• [MATERIAL PROVIDED]
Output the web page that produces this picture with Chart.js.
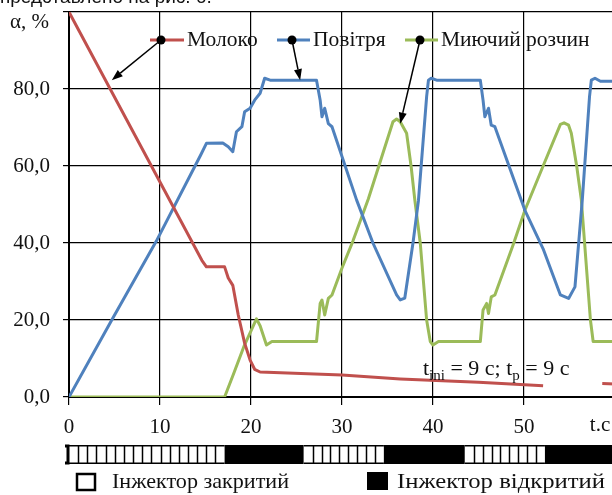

==

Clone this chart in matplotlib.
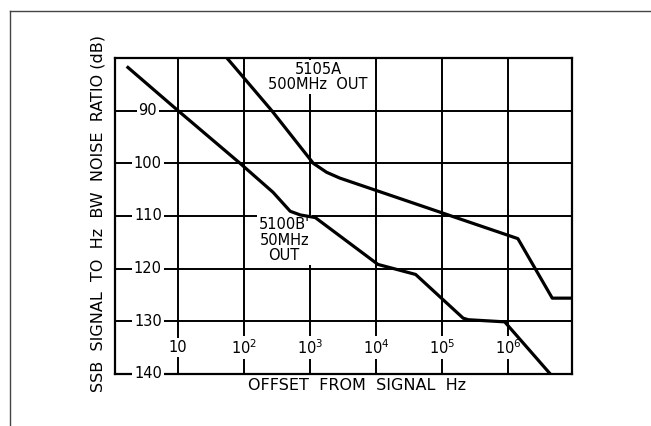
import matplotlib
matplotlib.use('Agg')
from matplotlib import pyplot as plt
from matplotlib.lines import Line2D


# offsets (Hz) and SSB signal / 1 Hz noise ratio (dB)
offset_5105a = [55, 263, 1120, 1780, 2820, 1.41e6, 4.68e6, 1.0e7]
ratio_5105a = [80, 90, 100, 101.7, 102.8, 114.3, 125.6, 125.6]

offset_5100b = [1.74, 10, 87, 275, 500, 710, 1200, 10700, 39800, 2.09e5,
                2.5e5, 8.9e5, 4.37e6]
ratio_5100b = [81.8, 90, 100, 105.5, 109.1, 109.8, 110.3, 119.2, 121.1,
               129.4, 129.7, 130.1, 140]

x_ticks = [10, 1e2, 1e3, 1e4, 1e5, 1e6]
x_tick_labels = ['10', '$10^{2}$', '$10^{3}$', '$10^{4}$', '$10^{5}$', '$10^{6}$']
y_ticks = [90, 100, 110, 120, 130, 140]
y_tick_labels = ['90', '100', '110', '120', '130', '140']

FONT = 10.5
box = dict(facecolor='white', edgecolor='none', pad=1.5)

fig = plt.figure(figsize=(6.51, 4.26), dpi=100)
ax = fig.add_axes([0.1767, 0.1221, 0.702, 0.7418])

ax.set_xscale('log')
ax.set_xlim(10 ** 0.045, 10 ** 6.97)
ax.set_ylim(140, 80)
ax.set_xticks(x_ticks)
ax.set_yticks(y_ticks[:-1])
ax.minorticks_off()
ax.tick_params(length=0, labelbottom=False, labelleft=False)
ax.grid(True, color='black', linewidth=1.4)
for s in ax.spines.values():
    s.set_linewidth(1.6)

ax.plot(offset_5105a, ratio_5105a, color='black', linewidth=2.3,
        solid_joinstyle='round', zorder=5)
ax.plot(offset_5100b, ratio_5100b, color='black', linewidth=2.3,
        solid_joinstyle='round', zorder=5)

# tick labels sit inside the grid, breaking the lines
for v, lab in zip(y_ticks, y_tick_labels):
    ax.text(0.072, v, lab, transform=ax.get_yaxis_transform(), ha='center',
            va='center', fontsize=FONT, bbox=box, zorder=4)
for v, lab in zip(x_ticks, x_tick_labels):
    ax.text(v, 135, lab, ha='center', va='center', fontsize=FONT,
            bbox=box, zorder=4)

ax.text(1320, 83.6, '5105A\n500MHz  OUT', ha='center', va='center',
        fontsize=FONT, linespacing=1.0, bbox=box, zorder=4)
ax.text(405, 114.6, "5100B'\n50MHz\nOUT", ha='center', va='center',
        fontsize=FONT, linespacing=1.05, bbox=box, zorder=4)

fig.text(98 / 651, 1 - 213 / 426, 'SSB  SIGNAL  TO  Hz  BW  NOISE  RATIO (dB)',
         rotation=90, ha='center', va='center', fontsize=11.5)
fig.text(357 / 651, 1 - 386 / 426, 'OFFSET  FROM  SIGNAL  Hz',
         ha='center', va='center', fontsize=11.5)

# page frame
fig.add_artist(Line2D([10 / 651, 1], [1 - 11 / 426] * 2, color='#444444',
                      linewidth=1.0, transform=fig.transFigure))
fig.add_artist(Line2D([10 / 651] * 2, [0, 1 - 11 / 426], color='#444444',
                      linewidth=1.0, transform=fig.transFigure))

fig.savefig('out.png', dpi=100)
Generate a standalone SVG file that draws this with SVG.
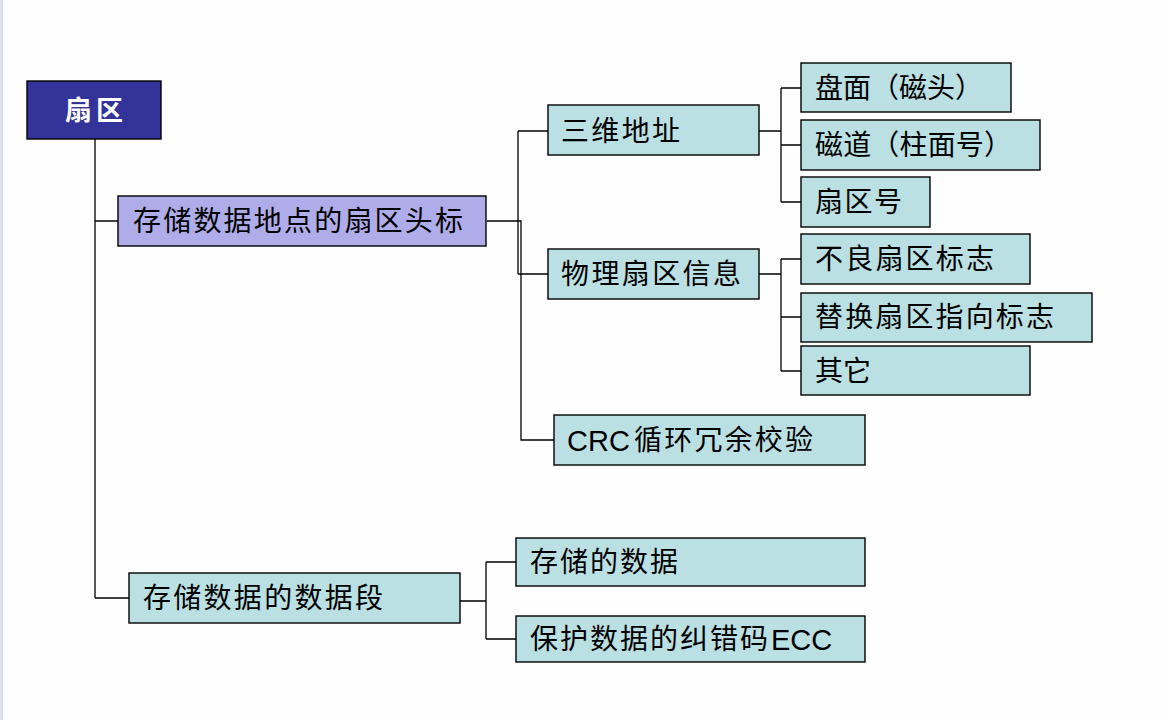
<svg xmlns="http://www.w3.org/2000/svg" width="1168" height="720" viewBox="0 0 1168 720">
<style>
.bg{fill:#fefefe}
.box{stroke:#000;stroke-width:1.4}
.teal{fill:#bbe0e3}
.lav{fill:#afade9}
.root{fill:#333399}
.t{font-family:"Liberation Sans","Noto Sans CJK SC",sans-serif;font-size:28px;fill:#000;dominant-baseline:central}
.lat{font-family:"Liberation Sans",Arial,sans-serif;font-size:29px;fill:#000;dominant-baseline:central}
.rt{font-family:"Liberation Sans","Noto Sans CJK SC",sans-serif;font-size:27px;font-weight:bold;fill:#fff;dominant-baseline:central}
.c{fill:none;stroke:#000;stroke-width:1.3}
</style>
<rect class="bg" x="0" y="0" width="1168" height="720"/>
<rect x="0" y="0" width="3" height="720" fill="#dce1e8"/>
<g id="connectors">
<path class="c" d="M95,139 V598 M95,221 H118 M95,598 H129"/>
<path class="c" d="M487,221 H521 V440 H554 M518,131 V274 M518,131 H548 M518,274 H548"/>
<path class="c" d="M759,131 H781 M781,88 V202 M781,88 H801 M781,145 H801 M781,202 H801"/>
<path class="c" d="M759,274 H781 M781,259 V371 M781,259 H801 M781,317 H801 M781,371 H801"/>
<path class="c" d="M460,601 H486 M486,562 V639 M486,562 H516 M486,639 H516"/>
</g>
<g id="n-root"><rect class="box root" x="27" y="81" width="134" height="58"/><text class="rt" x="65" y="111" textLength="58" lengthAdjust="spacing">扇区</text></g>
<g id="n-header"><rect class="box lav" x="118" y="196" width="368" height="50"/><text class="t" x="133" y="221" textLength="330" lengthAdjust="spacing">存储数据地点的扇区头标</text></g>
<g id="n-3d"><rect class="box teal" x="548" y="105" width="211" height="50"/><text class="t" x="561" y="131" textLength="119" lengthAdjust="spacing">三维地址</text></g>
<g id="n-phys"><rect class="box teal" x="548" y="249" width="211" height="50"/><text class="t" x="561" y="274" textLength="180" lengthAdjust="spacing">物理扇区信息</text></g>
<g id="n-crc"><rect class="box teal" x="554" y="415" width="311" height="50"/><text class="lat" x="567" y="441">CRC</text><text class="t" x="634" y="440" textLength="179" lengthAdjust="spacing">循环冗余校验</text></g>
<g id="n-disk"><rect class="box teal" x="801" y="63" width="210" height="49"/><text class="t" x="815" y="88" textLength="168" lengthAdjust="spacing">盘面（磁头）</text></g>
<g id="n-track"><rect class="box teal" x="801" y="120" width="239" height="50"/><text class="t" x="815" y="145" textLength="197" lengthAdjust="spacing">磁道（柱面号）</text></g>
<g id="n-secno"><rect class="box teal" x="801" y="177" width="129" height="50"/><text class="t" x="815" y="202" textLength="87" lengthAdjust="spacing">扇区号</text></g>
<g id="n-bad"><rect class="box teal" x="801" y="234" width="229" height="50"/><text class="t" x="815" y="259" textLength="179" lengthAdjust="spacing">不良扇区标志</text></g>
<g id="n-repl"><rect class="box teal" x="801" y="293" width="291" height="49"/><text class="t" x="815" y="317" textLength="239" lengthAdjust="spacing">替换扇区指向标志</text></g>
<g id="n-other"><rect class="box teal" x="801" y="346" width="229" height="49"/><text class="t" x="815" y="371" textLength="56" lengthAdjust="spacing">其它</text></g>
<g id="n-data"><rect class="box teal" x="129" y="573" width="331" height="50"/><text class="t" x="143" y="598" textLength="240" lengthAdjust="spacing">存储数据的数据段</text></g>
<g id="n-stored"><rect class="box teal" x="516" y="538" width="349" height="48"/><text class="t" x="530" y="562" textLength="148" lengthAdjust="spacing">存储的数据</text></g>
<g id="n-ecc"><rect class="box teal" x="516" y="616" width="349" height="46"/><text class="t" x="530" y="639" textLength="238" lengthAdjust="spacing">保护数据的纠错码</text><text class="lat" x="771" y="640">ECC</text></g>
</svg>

--

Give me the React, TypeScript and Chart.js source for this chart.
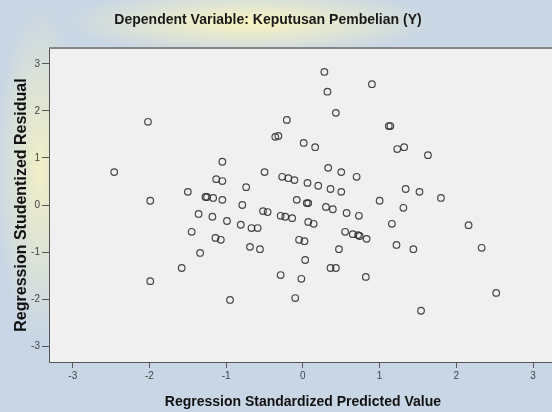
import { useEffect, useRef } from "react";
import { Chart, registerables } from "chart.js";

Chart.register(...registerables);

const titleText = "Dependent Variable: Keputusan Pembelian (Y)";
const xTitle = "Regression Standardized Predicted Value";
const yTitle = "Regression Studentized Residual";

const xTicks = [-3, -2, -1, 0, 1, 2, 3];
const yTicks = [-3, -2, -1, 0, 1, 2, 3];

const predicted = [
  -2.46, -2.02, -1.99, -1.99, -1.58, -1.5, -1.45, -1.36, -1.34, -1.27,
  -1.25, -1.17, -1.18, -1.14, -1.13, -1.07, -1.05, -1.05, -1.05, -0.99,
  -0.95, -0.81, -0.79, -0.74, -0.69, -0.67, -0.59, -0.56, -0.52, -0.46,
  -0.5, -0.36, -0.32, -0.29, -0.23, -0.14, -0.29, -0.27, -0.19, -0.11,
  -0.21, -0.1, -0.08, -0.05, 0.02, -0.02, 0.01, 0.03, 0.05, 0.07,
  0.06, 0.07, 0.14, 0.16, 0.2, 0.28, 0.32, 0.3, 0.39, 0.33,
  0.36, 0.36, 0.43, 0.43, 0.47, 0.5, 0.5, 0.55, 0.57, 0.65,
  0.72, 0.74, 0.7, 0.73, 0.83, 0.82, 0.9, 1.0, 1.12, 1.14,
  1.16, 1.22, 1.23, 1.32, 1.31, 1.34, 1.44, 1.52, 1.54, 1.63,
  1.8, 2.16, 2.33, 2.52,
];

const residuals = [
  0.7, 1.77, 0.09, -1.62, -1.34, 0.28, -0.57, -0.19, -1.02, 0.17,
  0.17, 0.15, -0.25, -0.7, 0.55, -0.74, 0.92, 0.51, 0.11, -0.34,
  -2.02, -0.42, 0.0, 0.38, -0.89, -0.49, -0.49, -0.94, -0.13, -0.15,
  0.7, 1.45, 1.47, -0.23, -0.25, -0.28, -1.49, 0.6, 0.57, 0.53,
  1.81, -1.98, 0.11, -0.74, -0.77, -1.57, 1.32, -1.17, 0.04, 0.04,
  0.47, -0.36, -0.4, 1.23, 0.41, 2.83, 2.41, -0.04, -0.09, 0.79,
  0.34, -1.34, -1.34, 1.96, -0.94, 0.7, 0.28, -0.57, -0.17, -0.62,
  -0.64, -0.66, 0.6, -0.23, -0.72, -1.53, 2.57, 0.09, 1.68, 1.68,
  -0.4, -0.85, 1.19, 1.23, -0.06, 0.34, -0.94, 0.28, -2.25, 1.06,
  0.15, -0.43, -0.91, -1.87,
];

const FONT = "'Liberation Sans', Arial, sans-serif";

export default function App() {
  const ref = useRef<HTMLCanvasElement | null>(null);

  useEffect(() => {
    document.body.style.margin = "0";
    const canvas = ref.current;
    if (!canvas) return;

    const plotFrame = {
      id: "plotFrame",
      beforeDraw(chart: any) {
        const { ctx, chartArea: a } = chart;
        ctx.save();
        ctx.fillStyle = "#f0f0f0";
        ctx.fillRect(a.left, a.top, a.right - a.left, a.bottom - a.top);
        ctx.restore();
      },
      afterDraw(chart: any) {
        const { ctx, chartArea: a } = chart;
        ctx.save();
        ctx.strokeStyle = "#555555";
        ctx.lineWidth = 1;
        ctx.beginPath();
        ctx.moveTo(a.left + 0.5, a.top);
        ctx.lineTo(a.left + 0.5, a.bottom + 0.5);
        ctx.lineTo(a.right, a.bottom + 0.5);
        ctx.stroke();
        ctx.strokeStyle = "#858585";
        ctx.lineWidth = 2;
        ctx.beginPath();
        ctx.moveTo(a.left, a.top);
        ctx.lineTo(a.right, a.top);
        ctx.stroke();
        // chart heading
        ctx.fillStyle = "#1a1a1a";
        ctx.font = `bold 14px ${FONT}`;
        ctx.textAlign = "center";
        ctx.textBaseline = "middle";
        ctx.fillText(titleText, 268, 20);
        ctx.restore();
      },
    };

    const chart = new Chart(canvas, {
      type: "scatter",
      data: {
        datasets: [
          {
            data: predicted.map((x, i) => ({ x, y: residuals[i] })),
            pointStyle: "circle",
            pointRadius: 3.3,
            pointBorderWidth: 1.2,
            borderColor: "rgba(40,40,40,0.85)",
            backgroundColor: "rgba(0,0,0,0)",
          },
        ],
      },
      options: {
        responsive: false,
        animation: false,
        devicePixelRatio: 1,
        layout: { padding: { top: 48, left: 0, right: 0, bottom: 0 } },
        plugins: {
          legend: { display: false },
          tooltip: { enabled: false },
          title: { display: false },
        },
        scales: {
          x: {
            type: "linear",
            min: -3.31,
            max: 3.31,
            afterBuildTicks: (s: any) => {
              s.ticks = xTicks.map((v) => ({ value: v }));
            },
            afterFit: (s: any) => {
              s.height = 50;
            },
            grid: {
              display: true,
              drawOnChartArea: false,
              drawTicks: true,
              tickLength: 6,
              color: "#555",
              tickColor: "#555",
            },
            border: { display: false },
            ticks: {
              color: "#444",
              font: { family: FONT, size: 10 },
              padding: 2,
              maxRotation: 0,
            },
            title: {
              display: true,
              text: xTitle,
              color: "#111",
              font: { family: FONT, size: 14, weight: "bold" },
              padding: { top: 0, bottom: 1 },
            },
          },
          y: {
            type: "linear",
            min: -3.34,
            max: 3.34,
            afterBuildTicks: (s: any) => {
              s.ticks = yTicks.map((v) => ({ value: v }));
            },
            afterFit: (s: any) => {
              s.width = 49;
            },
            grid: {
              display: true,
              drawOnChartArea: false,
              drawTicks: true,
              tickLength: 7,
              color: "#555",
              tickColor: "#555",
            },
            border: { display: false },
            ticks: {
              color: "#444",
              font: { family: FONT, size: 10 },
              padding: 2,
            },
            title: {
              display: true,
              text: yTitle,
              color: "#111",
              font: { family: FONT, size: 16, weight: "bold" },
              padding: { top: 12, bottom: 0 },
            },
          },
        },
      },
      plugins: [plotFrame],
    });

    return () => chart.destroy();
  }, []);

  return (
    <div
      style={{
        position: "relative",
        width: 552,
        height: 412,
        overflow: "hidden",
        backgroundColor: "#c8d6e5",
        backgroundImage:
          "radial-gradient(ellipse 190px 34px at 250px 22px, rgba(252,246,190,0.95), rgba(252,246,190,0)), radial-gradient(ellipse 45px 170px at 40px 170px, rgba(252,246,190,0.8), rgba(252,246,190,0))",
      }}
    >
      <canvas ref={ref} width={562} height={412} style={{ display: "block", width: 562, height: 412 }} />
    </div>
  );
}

• [REQUIRED TASK]
Select every line of the records holding the string "with".

• [THE COMPLETED TASK]
Output the web page that produces this picture with Chart.js.
Generate a standalone SVG file that draws this with SVG.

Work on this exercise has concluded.